La fragilidad identifica al ser
humano en algún instante de su vida o en varias etapas de su andar por este
mundo. Nadie puede (¿debe?) privarse de ser frágil en algún momento. El
nacimiento de un ser humano lo introduce al mundo de la fragilidad y para que
ella desaparezca hace falta que los demás nos lo permitan. Alguien debe
protegernos, literalmente, para que podamos desarrollarnos. Sin el otro,
estamos condenados, por esa fragilidad, a la desaparición.
A partir de esa inequívoca realidad
nos podemos erigir en seres independientes, con una fortaleza que hasta ignora
toda fragilidad. ¡Si!, los seres humanos se pueden constituir en seres que
ostentan, con sinceridad, una fortaleza constitutiva que aparenta, en ciertos
casos, innata. Pero la naturaleza humana, siempre cultural, está tejida sobre
la fragilidad.
La fragilidad, además de ser
constitutiva, es uno de los lujos que nos podemos dar. Digo lujo porque la
fragilidad es una de las esencias que conforman lo que llamamos el amor. El
amor como ese sentimiento que nos permite vincularnos al otro con la ambición
de la intimidad, con el ansia del compromiso y el deseo de la pasión.
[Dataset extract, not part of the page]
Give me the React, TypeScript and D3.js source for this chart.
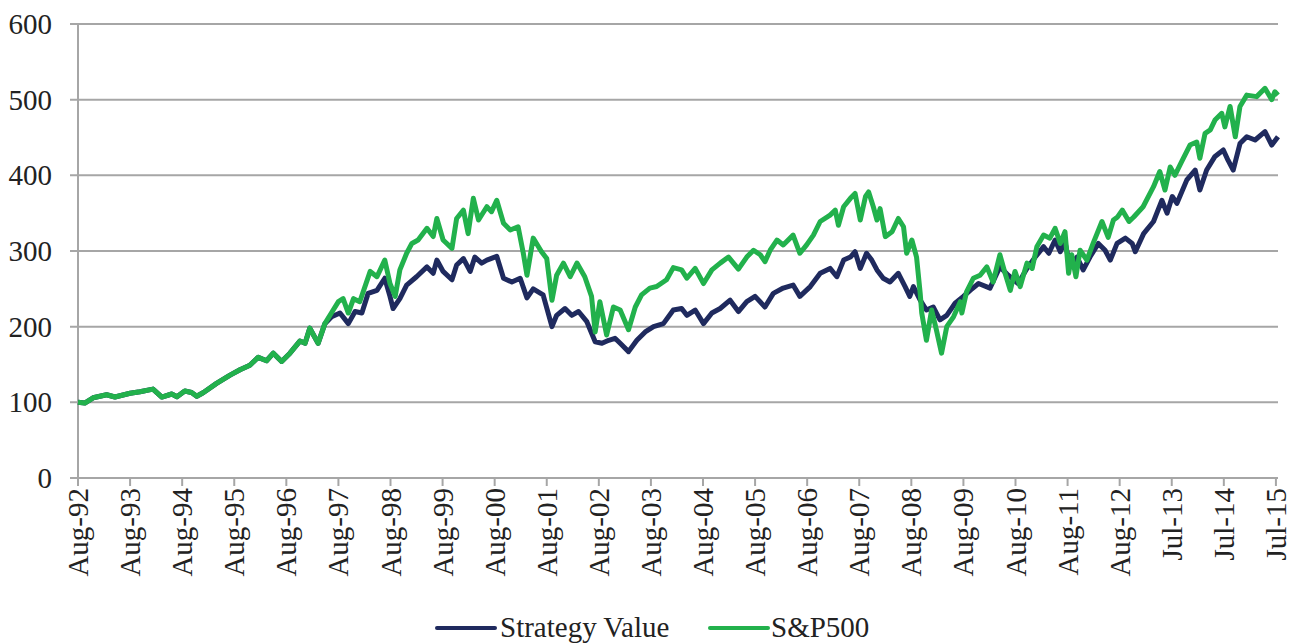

Es también, esa fragilidad, la
que nos sacude cuando el amor, perdón, quien amamos, deja de hacerlo o, no necesariamente
sinónimo, se va. Es esa fragilidad la que nos hace tambalear cuando el universo
parece excluirnos de sus mieles y nos vemos rodeados de insensatez, por
ejemplo.
Es, vale decirlo, esa fragilidad
innata la que nos permite construir, curiosamente, perfección, esperanza,
complicidad y, de ese modo, ser capaces de tejer diálogos que nos acercan a
esos estados donde nos reflejamos en el otro, sabiéndonos siempre, diferentes
al otro.
Ser frágiles es nuestra
condición. Como también ofrecer a quien la ostenta la contención, la ternura y
la presencia necesaria para que esa fragilidad inevitable no dañe.